* TASK STATEMENT
Drop every picture, then transcribe the remaining data exactly.
** START DATASET EXCERPT **
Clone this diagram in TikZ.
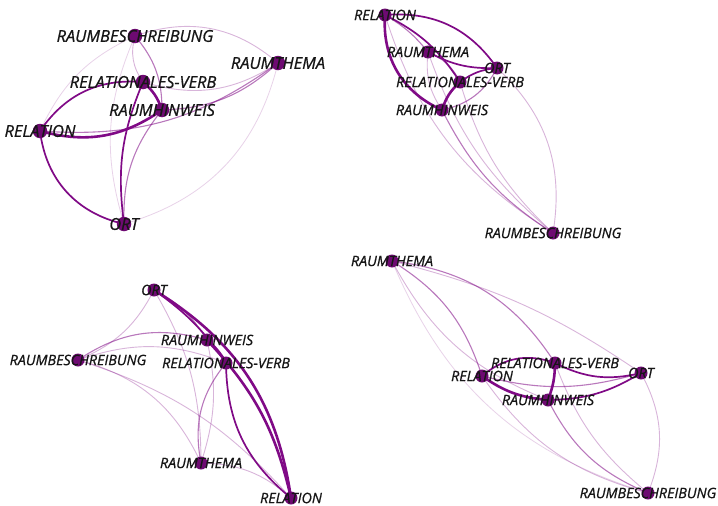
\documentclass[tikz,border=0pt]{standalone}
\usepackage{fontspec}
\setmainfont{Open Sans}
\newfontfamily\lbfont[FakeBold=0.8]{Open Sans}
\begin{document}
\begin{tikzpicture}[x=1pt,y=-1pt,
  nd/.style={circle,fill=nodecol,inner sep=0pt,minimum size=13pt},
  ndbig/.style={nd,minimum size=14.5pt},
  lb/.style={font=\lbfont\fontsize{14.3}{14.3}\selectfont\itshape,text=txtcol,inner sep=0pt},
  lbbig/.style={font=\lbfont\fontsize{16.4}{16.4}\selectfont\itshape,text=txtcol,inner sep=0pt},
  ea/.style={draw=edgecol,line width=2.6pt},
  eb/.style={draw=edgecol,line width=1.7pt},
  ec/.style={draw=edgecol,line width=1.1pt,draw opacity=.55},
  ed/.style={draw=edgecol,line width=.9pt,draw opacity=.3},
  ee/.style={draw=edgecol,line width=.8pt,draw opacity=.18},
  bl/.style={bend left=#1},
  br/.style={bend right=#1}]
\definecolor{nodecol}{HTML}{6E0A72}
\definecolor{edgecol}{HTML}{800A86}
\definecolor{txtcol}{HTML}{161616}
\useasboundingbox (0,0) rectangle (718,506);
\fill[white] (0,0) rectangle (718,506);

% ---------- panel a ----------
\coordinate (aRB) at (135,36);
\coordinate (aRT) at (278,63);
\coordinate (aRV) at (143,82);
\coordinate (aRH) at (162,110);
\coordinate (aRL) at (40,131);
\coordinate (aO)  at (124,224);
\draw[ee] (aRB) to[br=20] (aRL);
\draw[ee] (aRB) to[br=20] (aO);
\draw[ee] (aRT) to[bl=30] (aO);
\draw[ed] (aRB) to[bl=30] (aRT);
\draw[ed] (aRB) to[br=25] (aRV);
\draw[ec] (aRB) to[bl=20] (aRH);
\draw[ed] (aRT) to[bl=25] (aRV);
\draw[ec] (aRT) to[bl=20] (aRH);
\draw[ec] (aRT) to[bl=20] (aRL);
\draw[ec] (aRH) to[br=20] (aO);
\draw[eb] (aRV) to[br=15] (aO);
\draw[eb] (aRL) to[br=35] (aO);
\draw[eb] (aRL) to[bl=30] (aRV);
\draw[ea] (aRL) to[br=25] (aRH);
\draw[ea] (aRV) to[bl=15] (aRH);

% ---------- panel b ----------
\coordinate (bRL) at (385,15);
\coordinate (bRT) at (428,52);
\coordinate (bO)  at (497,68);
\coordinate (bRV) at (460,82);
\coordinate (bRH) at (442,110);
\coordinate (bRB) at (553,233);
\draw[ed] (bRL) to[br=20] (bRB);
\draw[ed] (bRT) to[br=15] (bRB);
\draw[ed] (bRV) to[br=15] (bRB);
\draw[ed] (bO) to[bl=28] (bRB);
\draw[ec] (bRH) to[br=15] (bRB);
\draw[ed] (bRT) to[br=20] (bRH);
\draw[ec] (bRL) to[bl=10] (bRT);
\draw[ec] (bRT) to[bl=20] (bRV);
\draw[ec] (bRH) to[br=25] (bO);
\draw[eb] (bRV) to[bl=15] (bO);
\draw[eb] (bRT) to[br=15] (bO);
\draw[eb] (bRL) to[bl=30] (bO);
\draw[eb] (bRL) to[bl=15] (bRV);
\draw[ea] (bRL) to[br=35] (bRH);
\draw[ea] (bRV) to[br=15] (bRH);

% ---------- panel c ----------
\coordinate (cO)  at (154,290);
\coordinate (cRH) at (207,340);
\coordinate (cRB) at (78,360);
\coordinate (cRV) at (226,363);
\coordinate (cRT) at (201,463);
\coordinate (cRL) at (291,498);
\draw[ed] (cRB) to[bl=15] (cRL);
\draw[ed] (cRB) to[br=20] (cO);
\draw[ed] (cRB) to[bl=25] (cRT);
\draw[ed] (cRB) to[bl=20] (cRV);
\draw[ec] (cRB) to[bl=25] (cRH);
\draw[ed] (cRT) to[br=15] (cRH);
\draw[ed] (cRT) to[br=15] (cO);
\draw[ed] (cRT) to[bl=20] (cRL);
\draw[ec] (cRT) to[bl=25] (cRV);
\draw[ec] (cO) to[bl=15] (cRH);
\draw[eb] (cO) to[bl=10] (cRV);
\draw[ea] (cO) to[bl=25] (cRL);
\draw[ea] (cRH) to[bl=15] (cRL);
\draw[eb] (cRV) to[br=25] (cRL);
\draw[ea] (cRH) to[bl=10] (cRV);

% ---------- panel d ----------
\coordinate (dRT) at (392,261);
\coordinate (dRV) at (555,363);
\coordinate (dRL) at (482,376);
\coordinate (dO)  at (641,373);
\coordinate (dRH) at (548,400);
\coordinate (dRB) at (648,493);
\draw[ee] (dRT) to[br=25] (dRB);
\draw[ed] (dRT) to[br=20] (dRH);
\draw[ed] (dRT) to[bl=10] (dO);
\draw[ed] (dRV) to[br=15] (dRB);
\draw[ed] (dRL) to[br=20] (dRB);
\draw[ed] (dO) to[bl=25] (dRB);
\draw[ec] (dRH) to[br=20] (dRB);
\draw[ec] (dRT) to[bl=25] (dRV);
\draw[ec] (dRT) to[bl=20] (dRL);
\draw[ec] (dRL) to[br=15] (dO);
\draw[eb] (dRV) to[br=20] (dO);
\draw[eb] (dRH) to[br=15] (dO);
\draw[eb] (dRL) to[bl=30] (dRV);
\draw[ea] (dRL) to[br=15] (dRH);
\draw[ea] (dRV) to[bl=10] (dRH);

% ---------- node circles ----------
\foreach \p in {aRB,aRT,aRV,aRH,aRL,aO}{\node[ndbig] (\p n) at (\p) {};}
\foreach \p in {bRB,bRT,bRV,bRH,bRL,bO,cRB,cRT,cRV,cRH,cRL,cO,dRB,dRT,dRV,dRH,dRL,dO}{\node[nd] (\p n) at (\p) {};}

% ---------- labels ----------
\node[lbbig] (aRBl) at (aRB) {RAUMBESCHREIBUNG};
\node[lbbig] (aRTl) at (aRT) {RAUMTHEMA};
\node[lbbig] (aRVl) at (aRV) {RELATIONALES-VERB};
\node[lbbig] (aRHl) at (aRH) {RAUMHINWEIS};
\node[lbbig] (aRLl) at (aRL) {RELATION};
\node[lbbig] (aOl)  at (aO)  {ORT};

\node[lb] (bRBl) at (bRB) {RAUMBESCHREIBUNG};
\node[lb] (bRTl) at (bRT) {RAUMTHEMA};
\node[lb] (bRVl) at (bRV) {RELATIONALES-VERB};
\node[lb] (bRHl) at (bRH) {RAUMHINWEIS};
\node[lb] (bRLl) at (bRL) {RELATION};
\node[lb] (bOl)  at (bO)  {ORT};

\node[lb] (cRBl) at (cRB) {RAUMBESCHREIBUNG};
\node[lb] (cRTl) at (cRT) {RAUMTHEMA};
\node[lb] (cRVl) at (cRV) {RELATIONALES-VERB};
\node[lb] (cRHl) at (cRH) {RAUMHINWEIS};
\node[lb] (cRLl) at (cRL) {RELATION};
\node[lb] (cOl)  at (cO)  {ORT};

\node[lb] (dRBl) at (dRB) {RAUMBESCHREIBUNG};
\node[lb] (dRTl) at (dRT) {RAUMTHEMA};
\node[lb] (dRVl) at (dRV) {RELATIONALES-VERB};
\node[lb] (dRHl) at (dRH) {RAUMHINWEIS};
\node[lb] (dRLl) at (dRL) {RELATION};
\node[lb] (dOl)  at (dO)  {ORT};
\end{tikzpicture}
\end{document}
** END DATASET EXCERPT **
* ANSWER FOR THE TASK
Clone this diagram in TikZ.
\documentclass[tikz,border=0pt]{standalone}
\usepackage{fontspec}
\setmainfont{Open Sans}
\newfontfamily\lbfont[FakeBold=0.8]{Open Sans}
\begin{document}
\begin{tikzpicture}[x=1pt,y=-1pt,
  nd/.style={circle,fill=nodecol,inner sep=0pt,minimum size=13pt},
  ndbig/.style={nd,minimum size=14.5pt},
  lb/.style={font=\lbfont\fontsize{14.3}{14.3}\selectfont\itshape,text=txtcol,inner sep=0pt},
  lbbig/.style={font=\lbfont\fontsize{16.4}{16.4}\selectfont\itshape,text=txtcol,inner sep=0pt},
  ea/.style={draw=edgecol,line width=2.6pt},
  eb/.style={draw=edgecol,line width=1.7pt},
  ec/.style={draw=edgecol,line width=1.1pt,draw opacity=.55},
  ed/.style={draw=edgecol,line width=.9pt,draw opacity=.3},
  ee/.style={draw=edgecol,line width=.8pt,draw opacity=.18},
  bl/.style={bend left=#1},
  br/.style={bend right=#1}]
\definecolor{nodecol}{HTML}{6E0A72}
\definecolor{edgecol}{HTML}{800A86}
\definecolor{txtcol}{HTML}{161616}
\useasboundingbox (0,0) rectangle (718,506);
\fill[white] (0,0) rectangle (718,506);

% ---------- panel a ----------
\coordinate (aRB) at (135,36);
\coordinate (aRT) at (278,63);
\coordinate (aRV) at (143,82);
\coordinate (aRH) at (162,110);
\coordinate (aRL) at (40,131);
\coordinate (aO)  at (124,224);
\draw[ee] (aRB) to[br=20] (aRL);
\draw[ee] (aRB) to[br=20] (aO);
\draw[ee] (aRT) to[bl=30] (aO);
\draw[ed] (aRB) to[bl=30] (aRT);
\draw[ed] (aRB) to[br=25] (aRV);
\draw[ec] (aRB) to[bl=20] (aRH);
\draw[ed] (aRT) to[bl=25] (aRV);
\draw[ec] (aRT) to[bl=20] (aRH);
\draw[ec] (aRT) to[bl=20] (aRL);
\draw[ec] (aRH) to[br=20] (aO);
\draw[eb] (aRV) to[br=15] (aO);
\draw[eb] (aRL) to[br=35] (aO);
\draw[eb] (aRL) to[bl=30] (aRV);
\draw[ea] (aRL) to[br=25] (aRH);
\draw[ea] (aRV) to[bl=15] (aRH);

% ---------- panel b ----------
\coordinate (bRL) at (385,15);
\coordinate (bRT) at (428,52);
\coordinate (bO)  at (497,68);
\coordinate (bRV) at (460,82);
\coordinate (bRH) at (442,110);
\coordinate (bRB) at (553,233);
\draw[ed] (bRL) to[br=20] (bRB);
\draw[ed] (bRT) to[br=15] (bRB);
\draw[ed] (bRV) to[br=15] (bRB);
\draw[ed] (bO) to[bl=28] (bRB);
\draw[ec] (bRH) to[br=15] (bRB);
\draw[ed] (bRT) to[br=20] (bRH);
\draw[ec] (bRL) to[bl=10] (bRT);
\draw[ec] (bRT) to[bl=20] (bRV);
\draw[ec] (bRH) to[br=25] (bO);
\draw[eb] (bRV) to[bl=15] (bO);
\draw[eb] (bRT) to[br=15] (bO);
\draw[eb] (bRL) to[bl=30] (bO);
\draw[eb] (bRL) to[bl=15] (bRV);
\draw[ea] (bRL) to[br=35] (bRH);
\draw[ea] (bRV) to[br=15] (bRH);

% ---------- panel c ----------
\coordinate (cO)  at (154,290);
\coordinate (cRH) at (207,340);
\coordinate (cRB) at (78,360);
\coordinate (cRV) at (226,363);
\coordinate (cRT) at (201,463);
\coordinate (cRL) at (291,498);
\draw[ed] (cRB) to[bl=15] (cRL);
\draw[ed] (cRB) to[br=20] (cO);
\draw[ed] (cRB) to[bl=25] (cRT);
\draw[ed] (cRB) to[bl=20] (cRV);
\draw[ec] (cRB) to[bl=25] (cRH);
\draw[ed] (cRT) to[br=15] (cRH);
\draw[ed] (cRT) to[br=15] (cO);
\draw[ed] (cRT) to[bl=20] (cRL);
\draw[ec] (cRT) to[bl=25] (cRV);
\draw[ec] (cO) to[bl=15] (cRH);
\draw[eb] (cO) to[bl=10] (cRV);
\draw[ea] (cO) to[bl=25] (cRL);
\draw[ea] (cRH) to[bl=15] (cRL);
\draw[eb] (cRV) to[br=25] (cRL);
\draw[ea] (cRH) to[bl=10] (cRV);

% ---------- panel d ----------
\coordinate (dRT) at (392,261);
\coordinate (dRV) at (555,363);
\coordinate (dRL) at (482,376);
\coordinate (dO)  at (641,373);
\coordinate (dRH) at (548,400);
\coordinate (dRB) at (648,493);
\draw[ee] (dRT) to[br=25] (dRB);
\draw[ed] (dRT) to[br=20] (dRH);
\draw[ed] (dRT) to[bl=10] (dO);
\draw[ed] (dRV) to[br=15] (dRB);
\draw[ed] (dRL) to[br=20] (dRB);
\draw[ed] (dO) to[bl=25] (dRB);
\draw[ec] (dRH) to[br=20] (dRB);
\draw[ec] (dRT) to[bl=25] (dRV);
\draw[ec] (dRT) to[bl=20] (dRL);
\draw[ec] (dRL) to[br=15] (dO);
\draw[eb] (dRV) to[br=20] (dO);
\draw[eb] (dRH) to[br=15] (dO);
\draw[eb] (dRL) to[bl=30] (dRV);
\draw[ea] (dRL) to[br=15] (dRH);
\draw[ea] (dRV) to[bl=10] (dRH);

% ---------- node circles ----------
\foreach \p in {aRB,aRT,aRV,aRH,aRL,aO}{\node[ndbig] (\p n) at (\p) {};}
\foreach \p in {bRB,bRT,bRV,bRH,bRL,bO,cRB,cRT,cRV,cRH,cRL,cO,dRB,dRT,dRV,dRH,dRL,dO}{\node[nd] (\p n) at (\p) {};}

% ---------- labels ----------
\node[lbbig] (aRBl) at (aRB) {RAUMBESCHREIBUNG};
\node[lbbig] (aRTl) at (aRT) {RAUMTHEMA};
\node[lbbig] (aRVl) at (aRV) {RELATIONALES-VERB};
\node[lbbig] (aRHl) at (aRH) {RAUMHINWEIS};
\node[lbbig] (aRLl) at (aRL) {RELATION};
\node[lbbig] (aOl)  at (aO)  {ORT};

\node[lb] (bRBl) at (bRB) {RAUMBESCHREIBUNG};
\node[lb] (bRTl) at (bRT) {RAUMTHEMA};
\node[lb] (bRVl) at (bRV) {RELATIONALES-VERB};
\node[lb] (bRHl) at (bRH) {RAUMHINWEIS};
\node[lb] (bRLl) at (bRL) {RELATION};
\node[lb] (bOl)  at (bO)  {ORT};

\node[lb] (cRBl) at (cRB) {RAUMBESCHREIBUNG};
\node[lb] (cRTl) at (cRT) {RAUMTHEMA};
\node[lb] (cRVl) at (cRV) {RELATIONALES-VERB};
\node[lb] (cRHl) at (cRH) {RAUMHINWEIS};
\node[lb] (cRLl) at (cRL) {RELATION};
\node[lb] (cOl)  at (cO)  {ORT};

\node[lb] (dRBl) at (dRB) {RAUMBESCHREIBUNG};
\node[lb] (dRTl) at (dRT) {RAUMTHEMA};
\node[lb] (dRVl) at (dRV) {RELATIONALES-VERB};
\node[lb] (dRHl) at (dRH) {RAUMHINWEIS};
\node[lb] (dRLl) at (dRL) {RELATION};
\node[lb] (dOl)  at (dO)  {ORT};
\end{tikzpicture}
\end{document}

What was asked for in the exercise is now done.